Anticipatory repudiation is especially important in long-term supply agreements, large projects, and staged performances. It allows the nonbreaching party to respond early rather than waiting for a missed deadline that is already predictable.
Practical Takeaways for Managing Performance and Breach
Draft with Conditions in Mind
Many disputes start with whether a requirement is a condition or a promise. If a party intends that a specific event must occur before payment or performance is due, the contract should say so plainly. If the intent is more flexible, avoid rigid conditional language that could create an all-or-nothing outcome.
Document Performance and Deficiencies
Materiality is often fact-driven. Clear records of what was delivered, what was missing, and how that affected the bargain can determine whether a breach is treated as material or minor.
Cure and Communication Matter
If performance is defective, prompt cure efforts can shift a dispute from contract-ending territory into a manageable adjustment. Likewise, parties should be careful with communications when deadlines slip. A careless email that sounds like a refusal to perform can be argued as anticipatory repudiation.
Know When You Can Stop Performing
Stopping performance is powerful but risky. If the other side’s breach is minor, walking away can expose the nonbreaching party to liability.

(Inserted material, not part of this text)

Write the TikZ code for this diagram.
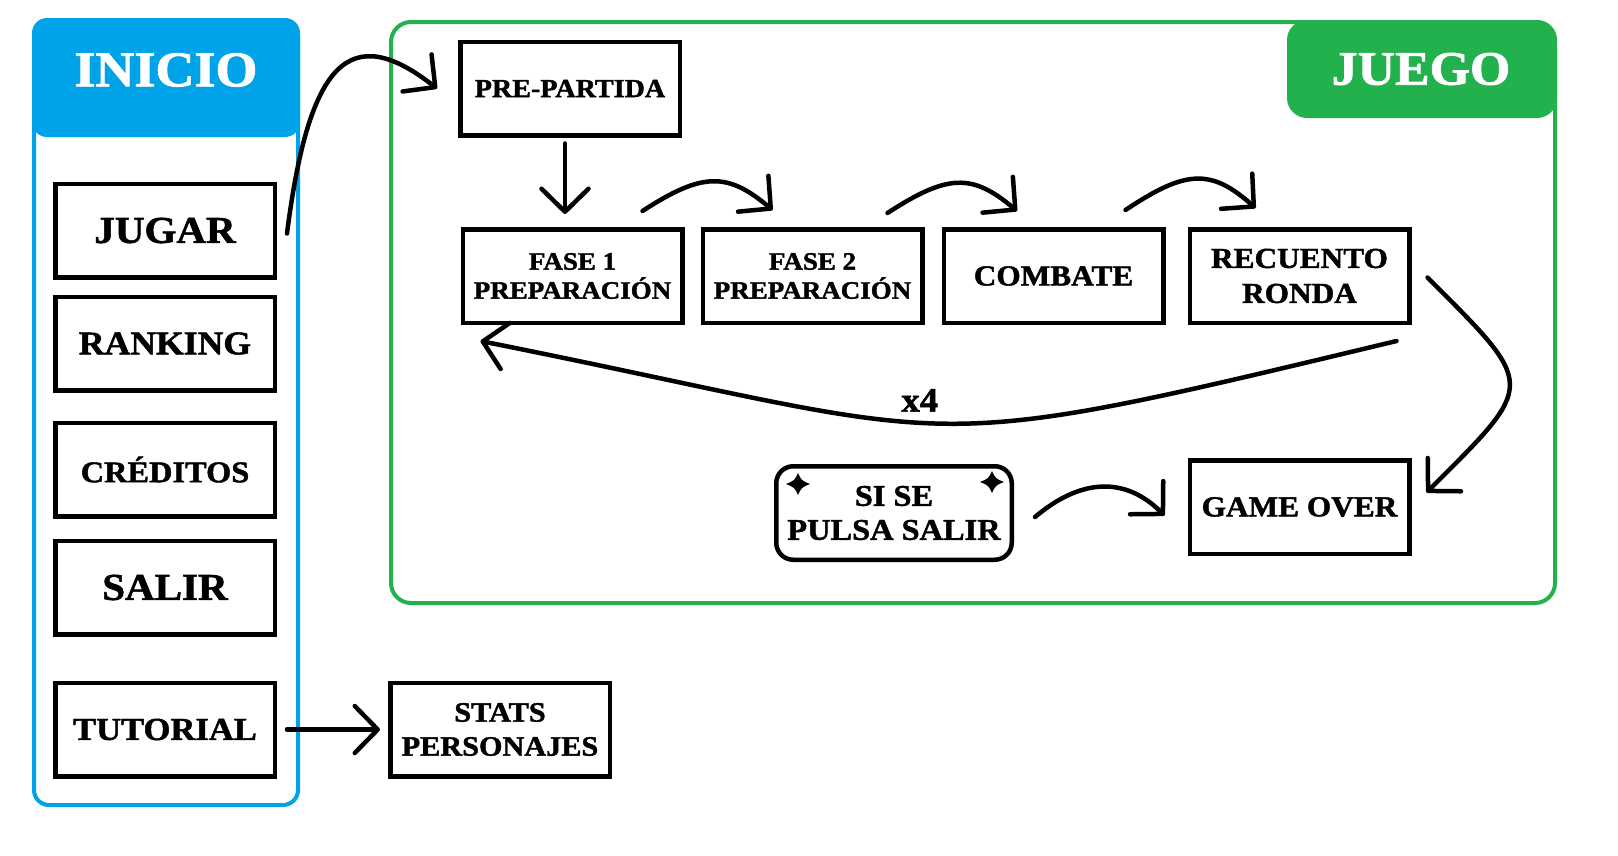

The safer course is often to continue performance while preserving claims for damages, unless the breach is clearly material or the contract expressly allows suspension.
Conclusion
Performance and breach doctrines translate contractual language into real-world consequences. Conditions determine when duties arise and whether a failure is excused. The distinction between material and minor breach determines whether a party can terminate or must continue. Substantial performance prevents forfeiture when the essential bargain has been delivered, while anticipatory repudiation protects parties from waiting helplessly for an inevitable failure. Together, these principles shape how contracts function not just on paper, but under pressure, when performance is contested and stakes are high.